Instructions for the task | Begin with the line containing "Generate a web" and end with the line containing "0, 4.5, 9.5];". Give those lines again exactly, leaving out the images.

Raw data |
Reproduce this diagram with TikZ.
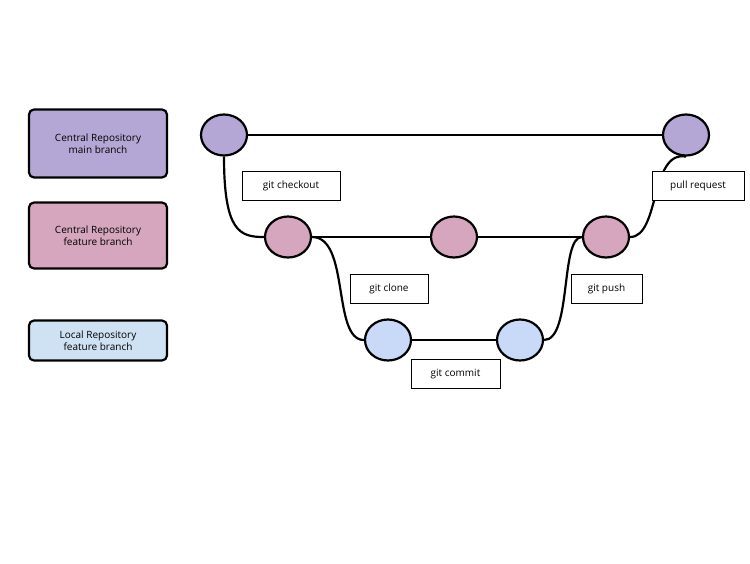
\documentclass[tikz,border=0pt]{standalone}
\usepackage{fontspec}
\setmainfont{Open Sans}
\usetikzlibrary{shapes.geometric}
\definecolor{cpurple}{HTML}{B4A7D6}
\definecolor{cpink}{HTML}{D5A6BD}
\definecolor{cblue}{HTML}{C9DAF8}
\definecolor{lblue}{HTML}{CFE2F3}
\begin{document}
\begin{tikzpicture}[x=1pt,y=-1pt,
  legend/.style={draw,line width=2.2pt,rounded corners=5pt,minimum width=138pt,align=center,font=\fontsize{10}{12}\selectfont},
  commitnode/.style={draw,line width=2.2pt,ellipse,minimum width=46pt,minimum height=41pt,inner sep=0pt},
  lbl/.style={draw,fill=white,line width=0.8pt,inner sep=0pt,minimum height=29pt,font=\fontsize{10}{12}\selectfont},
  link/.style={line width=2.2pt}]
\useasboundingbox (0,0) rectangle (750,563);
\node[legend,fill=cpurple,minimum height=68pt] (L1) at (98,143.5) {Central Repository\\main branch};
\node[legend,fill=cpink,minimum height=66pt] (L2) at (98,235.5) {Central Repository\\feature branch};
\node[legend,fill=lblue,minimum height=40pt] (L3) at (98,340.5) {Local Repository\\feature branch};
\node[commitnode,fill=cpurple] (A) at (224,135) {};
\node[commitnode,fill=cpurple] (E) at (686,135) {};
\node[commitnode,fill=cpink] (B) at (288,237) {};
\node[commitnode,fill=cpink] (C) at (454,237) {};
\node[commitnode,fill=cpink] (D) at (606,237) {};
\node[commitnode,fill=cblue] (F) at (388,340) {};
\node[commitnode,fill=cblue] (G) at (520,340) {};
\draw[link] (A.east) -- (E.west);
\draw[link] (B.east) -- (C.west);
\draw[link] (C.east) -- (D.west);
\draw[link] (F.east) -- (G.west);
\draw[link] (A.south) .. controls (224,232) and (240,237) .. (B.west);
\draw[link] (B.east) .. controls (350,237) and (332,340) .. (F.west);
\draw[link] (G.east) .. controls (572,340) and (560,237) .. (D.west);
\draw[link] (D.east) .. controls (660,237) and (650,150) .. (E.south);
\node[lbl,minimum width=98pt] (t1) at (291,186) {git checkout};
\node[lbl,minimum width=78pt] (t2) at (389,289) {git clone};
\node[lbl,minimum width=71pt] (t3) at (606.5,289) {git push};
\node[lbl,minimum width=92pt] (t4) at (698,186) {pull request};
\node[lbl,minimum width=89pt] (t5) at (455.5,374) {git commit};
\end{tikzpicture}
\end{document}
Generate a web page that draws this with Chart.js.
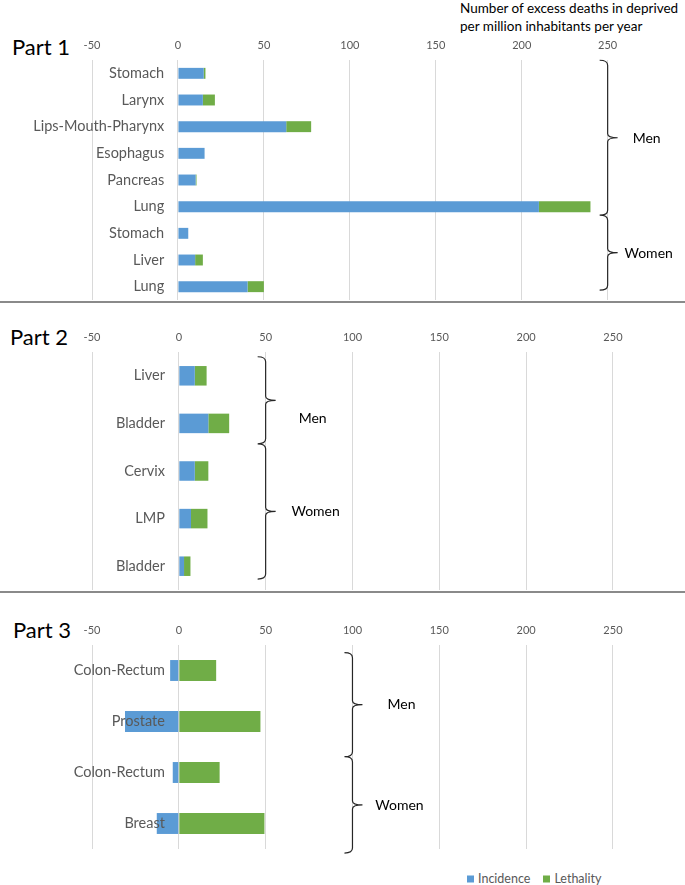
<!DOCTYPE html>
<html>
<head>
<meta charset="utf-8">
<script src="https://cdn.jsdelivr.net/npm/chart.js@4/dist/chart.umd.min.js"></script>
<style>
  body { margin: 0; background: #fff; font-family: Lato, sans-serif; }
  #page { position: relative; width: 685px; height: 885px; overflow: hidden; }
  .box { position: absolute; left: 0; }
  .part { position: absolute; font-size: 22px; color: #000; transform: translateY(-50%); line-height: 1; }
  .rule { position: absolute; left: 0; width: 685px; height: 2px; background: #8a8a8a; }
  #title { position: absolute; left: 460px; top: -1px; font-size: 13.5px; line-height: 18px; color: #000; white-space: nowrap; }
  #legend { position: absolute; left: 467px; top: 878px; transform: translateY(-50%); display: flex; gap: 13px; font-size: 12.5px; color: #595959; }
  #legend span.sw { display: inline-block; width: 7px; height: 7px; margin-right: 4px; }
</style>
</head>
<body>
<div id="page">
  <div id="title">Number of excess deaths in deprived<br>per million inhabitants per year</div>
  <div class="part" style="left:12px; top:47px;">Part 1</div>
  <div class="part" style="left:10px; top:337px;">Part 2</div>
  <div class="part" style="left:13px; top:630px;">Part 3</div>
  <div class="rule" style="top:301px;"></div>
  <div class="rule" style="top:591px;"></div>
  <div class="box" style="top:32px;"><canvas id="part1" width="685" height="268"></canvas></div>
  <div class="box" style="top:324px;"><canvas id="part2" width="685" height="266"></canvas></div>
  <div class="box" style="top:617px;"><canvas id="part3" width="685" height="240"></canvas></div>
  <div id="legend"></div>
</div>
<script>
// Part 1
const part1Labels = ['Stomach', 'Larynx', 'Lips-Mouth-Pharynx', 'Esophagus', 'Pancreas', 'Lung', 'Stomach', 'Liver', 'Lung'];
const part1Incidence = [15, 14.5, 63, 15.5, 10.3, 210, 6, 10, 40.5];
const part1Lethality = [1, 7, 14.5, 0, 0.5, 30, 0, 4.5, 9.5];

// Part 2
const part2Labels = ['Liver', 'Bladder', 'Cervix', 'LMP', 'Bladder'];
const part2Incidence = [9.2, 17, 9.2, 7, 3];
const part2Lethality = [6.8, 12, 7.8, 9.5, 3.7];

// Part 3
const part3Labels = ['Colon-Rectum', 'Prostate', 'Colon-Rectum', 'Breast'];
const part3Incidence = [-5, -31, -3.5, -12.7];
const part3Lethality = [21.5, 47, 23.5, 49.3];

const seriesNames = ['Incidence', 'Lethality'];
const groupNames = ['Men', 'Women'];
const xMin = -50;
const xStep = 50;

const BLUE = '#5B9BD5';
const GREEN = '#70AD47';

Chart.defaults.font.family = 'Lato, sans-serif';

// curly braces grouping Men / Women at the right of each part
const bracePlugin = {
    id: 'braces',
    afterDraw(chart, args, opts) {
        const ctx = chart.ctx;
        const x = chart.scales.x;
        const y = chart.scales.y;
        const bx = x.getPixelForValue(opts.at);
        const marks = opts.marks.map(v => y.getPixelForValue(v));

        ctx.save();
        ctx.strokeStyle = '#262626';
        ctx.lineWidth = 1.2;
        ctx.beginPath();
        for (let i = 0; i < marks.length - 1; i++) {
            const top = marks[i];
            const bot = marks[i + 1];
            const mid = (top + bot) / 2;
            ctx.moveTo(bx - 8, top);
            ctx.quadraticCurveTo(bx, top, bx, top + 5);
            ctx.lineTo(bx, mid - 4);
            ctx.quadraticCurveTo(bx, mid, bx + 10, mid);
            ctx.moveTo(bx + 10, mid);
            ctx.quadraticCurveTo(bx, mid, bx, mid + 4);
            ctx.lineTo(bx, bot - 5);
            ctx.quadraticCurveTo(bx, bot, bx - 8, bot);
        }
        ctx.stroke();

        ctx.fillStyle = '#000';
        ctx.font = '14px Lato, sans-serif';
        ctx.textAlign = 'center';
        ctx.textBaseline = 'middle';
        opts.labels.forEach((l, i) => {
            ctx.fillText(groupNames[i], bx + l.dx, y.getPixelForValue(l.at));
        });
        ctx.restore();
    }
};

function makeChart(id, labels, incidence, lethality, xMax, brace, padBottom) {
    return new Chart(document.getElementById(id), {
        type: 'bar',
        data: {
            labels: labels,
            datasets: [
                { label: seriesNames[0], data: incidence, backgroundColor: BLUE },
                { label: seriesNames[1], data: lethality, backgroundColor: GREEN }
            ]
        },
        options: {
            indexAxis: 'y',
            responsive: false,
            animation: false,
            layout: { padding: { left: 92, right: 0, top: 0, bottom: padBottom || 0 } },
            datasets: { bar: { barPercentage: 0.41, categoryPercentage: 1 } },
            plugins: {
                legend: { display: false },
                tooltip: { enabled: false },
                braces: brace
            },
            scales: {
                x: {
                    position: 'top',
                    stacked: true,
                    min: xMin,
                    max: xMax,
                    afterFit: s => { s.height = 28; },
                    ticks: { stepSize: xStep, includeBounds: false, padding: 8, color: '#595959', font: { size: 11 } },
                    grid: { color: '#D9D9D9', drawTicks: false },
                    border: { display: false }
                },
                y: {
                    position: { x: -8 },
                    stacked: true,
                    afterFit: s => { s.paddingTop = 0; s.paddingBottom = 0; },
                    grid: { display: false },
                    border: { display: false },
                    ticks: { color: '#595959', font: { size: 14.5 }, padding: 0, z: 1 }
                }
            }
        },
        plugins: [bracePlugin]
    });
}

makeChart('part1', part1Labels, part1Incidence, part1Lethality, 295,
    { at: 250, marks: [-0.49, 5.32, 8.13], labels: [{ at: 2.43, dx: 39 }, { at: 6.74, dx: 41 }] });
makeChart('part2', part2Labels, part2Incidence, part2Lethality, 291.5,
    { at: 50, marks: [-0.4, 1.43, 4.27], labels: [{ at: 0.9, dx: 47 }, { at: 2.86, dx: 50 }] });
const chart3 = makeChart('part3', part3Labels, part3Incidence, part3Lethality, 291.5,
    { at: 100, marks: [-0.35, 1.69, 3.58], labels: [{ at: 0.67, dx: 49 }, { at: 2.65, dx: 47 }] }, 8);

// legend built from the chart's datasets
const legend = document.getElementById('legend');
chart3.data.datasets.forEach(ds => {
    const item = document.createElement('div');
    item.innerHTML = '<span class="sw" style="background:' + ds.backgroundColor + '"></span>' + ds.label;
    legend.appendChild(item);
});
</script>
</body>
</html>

Output for this exercise |
Generate a web page that draws this with Chart.js.
<!DOCTYPE html>
<html>
<head>
<meta charset="utf-8">
<script src="https://cdn.jsdelivr.net/npm/chart.js@4/dist/chart.umd.min.js"></script>
<style>
  body { margin: 0; background: #fff; font-family: Lato, sans-serif; }
  #page { position: relative; width: 685px; height: 885px; overflow: hidden; }
  .box { position: absolute; left: 0; }
  .part { position: absolute; font-size: 22px; color: #000; transform: translateY(-50%); line-height: 1; }
  .rule { position: absolute; left: 0; width: 685px; height: 2px; background: #8a8a8a; }
  #title { position: absolute; left: 460px; top: -1px; font-size: 13.5px; line-height: 18px; color: #000; white-space: nowrap; }
  #legend { position: absolute; left: 467px; top: 878px; transform: translateY(-50%); display: flex; gap: 13px; font-size: 12.5px; color: #595959; }
  #legend span.sw { display: inline-block; width: 7px; height: 7px; margin-right: 4px; }
</style>
</head>
<body>
<div id="page">
  <div id="title">Number of excess deaths in deprived<br>per million inhabitants per year</div>
  <div class="part" style="left:12px; top:47px;">Part 1</div>
  <div class="part" style="left:10px; top:337px;">Part 2</div>
  <div class="part" style="left:13px; top:630px;">Part 3</div>
  <div class="rule" style="top:301px;"></div>
  <div class="rule" style="top:591px;"></div>
  <div class="box" style="top:32px;"><canvas id="part1" width="685" height="268"></canvas></div>
  <div class="box" style="top:324px;"><canvas id="part2" width="685" height="266"></canvas></div>
  <div class="box" style="top:617px;"><canvas id="part3" width="685" height="240"></canvas></div>
  <div id="legend"></div>
</div>
<script>
// Part 1
const part1Labels = ['Stomach', 'Larynx', 'Lips-Mouth-Pharynx', 'Esophagus', 'Pancreas', 'Lung', 'Stomach', 'Liver', 'Lung'];
const part1Incidence = [15, 14.5, 63, 15.5, 10.3, 210, 6, 10, 40.5];
const part1Lethality = [1, 7, 14.5, 0, 0.5, 30, 0, 4.5, 9.5];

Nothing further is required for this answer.